KADOKAWAサクラナイツ優勝 朝日新聞Mリーグ2021-2022
筆者が大好きな麻雀の欠点、それは時間がとにかくかかることだ。
最近は麻雀を打つことはもちろんできておらず、観戦もままらない。以前はあんなに観ていたMリーグもあっという間にセミファイナル、ファイナルと進んでいき、優勝チームが決まった。
2021-2022シリーズ優勝はKADOKAWAサクラナイツ。
最終半荘で三チームに現実的な優勝の可能性があったが、接戦の中、ゴール前でぐいっと抜け出した。
今シーズンは最終半荘しかほぼまともに見れていないが、それでも満足できるほどの濃い展開。優勝のみを目指すが故に生まれる緊張感という点において、2019-2020シーズンの最終半荘と同等以上であったと思う(U-NEXTパイレーツ優勝)。
サクラナイツは魅力に溢れたチームである。個人的に過去1番の名シーンは内川選手の四暗刻単騎放銃だ。

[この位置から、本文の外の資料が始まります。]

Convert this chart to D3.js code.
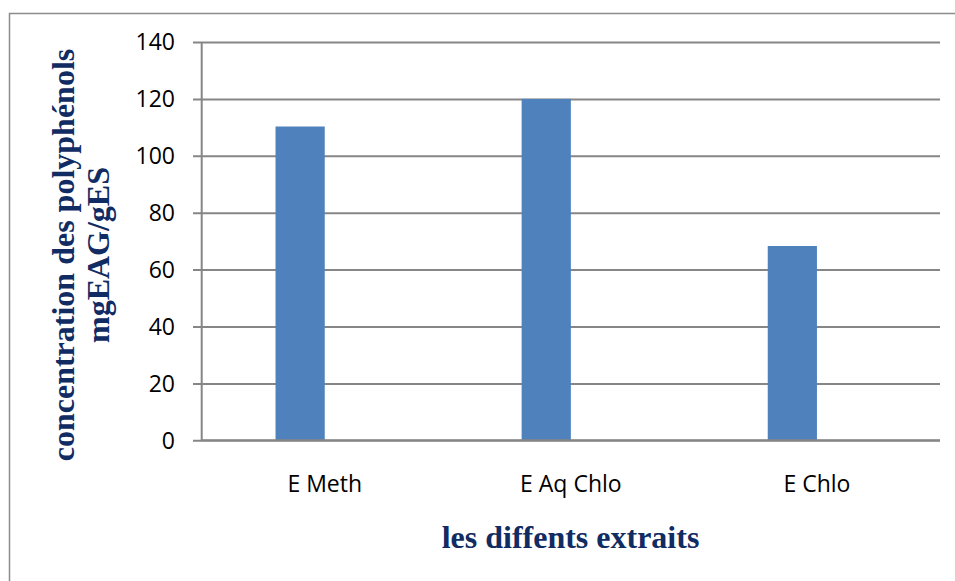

皮肉でもないし、貶めているわけでもない。
あのシーンはプロ野球に例えれば
巨人槙原 甲子園バックスクリーンへの本塁打3連続被弾
日本ハム片岡 松坂投手デビュー戦で剛球ストレートをフルスイングで空振り三振
に匹敵すると言っても過言ではない。
トータルスコアを戦略的に考えた上での上がり見逃し。大長考の末に放たれた河底の西。そしてその後の苦悶の表情。
様々な要素が絡み合って生まれたあの名場面は繰り返し観られてもその価値が失われることはない。今後もMリーグの歴史を語る一場面であり続けるだろう。
そして、そのような名場面を生んだサクラナイツ。個人的にそれに匹敵する良いシーンがあったので紹介する。
優勝後のインタビュー。足の負傷のために座ったままの堀選手に各場面の思考を聞く中、内川、岡田の両選手が我慢できないといった感じでこう聞いた。
『ほら、あれ、六萬、あのカン六萬は?』
南4局トップ目の親番でツモってきたカン六萬で上がらない選択があったかを確認したかったのだ。
優勝後の歓喜から徐々にプレッシャーから解放されていく安堵感も混じった雰囲気の中で、堀の答えは
『人として、、あれはねー・・・、上がるよね。』
と選択肢にあったはものの、リスキーな選択を取れない心情を吐露した。
一つの選択を皆で検討する楽しみを麻雀に没頭したことのある人なら分かるだろう。
まるで控室で交わしているような、あのさりげない会話に、麻雀の魅力が存分に込められていた。
Mリーグが始まって早4年。
今後、Mリーグの浮沈を握るのは、記録ではない。どれほど視聴者の記憶に残るシーンを生み出し続けられるかだろう。
そのようなシーンの一つに、私は優勝後の三人の会話を推す。